Running a Multiple Logs Job

Problem

You want to process the data contained in more than one clickstream log in a single job. You also want to improve performance by using parallel processing.

Solution

You can process the job in the multiple log job template. If you have not done so already, you should run a copy of the setup job for the multiple logs template, which is named clk_0010_setup_basic_multi_job. When you actually process the data, you should run a copy of the multiple logs job, which is named clk_0200_load_multi_dds. By running a copy, you protect the original template. For information about running the setup job and creating a copy of the original job, see Copying the Basic (Multiple) Web Log Templates Folder.
Perform the following tasks to run the template:

Tasks

Review and Prepare the Job

You can examine the multiple logs template job on the Diagram tab of the SAS Data Integration Studio Job Editor before you run it. You can also configure the job to change the list of logs that you process, set the number of groups that are used in the sessionizing loop, and specify parallel and multiple processing options.
Perform the following steps to make these adjustments:
  1. Open the renamed multiple logs template job.
  2. Scroll through the job on the Diagram tab.
    Note the following components:
    • the two loops and the connections between them
    • the transformations that prepare the clickstream logs and groups for loop processing
    • the output table that collects the results from the job
    For an overview of how the job is processed, see Stages in the Basic (Multiple) Web Log Template Job.
  3. Right-click the Log_Paths table and select Open from the pop-up menu. Review the list of log paths contained in the table. If you need to modify this list, you can click Switch to edit mode in the toolbar and make any needed changes.
  4. Open the Loop Options tabs in the property windows for the two Loop transformations and make sure that the appropriate parallel processing settings are specified. Be particularly careful to ensure that the path specified in the Location on host for log and output files field is correct.
    For information about the prerequisites for parallel processing, see the “About Parallel Processing” topic in the Working with Iterative Jobs and Parallel Processing chapter in the SAS Data Integration Studio: User's Guide. Of course, your job fails if parallel processing has been enabled but the parallel processing prerequisites have not been satisfied.
  5. Open the Parameters tab in the properties window for the template job and review the two parameters Number of Distinct Clickstream Parse Output Paths and Number of Groups into which data should be divided for the job. To access these values, select the parameters and click Edit to access the Edit Prompt window. Then, click Prompt Type and Values to review the number of groups specified in the Default value field. Click OK until you return to the Diagram tab.
    Note: The value for these parameters must match the value entered for the setup job. The setup job values are entered on the Options tab in the properties window for the Setup transformation in the setup job. If you change either of these values in the template job, you need to rerun the setup job to make sure that the settings match and that the supporting file system structure is generated.
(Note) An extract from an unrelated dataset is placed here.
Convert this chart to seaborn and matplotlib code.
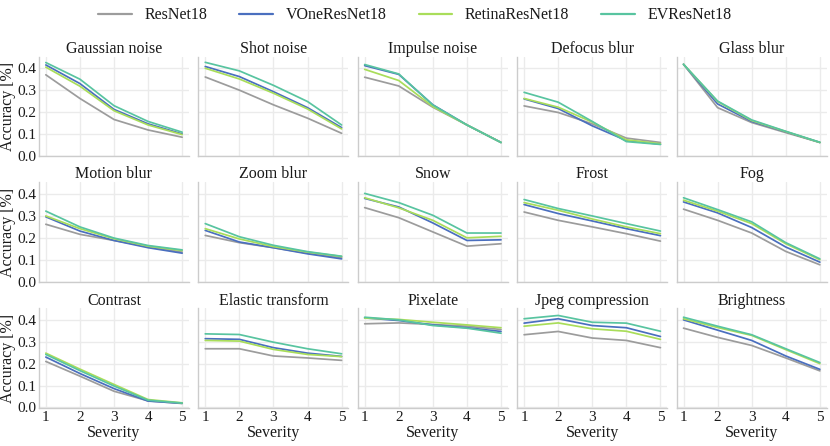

Run the Job and Examine the Output

Perform the following steps to run a multiple log job and examine its output:
  1. Run the job.
    The following display shows a successfully completed sample job.
    Completed Multiple Log Job
    Completed Multiple Logs Job
  2. If the job completes without error, right-click the MULTI_DDS_OUTPUT table at the end of the job and select Open from the pop-up menu.
    The View Data window appears, as shown in the following display.
    Multiple Log Job Output
    Multiple Log Job Output
    If the job does not complete successfully, then you might want to examine the logs for each loop in the job. Since most of the processing is done in the loop portion of the job, this is where most errors occur. Examine the Status tab to determine where the error occurred and refer to the log for that part of the job. A SAS log is saved for each pass through the loops in the Multiple Log Template Job. These logs are placed in a folder called Process Logs under the Loop1 and Loop2 folders in the structure that is created by the template setup job.
    In order to know which file you are looking for, you should understand the naming conventions for these log files. The files in the ProcessLogs folder are named Lnn_x.log, where nn is a unique number for this particular Loop transformation and x is a number that represents the iteration of the current loop. For example, if you process 200 Web logs, then the ProcessLogs folder for Loop1 (Clickstream Log transformation and Clickstream Parse transformation) contains 200 logs named Lnn_1.log to Lnn_200.log (where nn is some constant number).
    The ProcessLogs folder for Loop2 (Clickstream Sessionize transformation) has the same naming convention. However, the log folder for Loop2 contains one log for each group. For example, if the Clickstream Parse transformation in the first loop generated five groups, then the logs are named Lnn_1.log to Lnn_5.log (where nn is a constant number).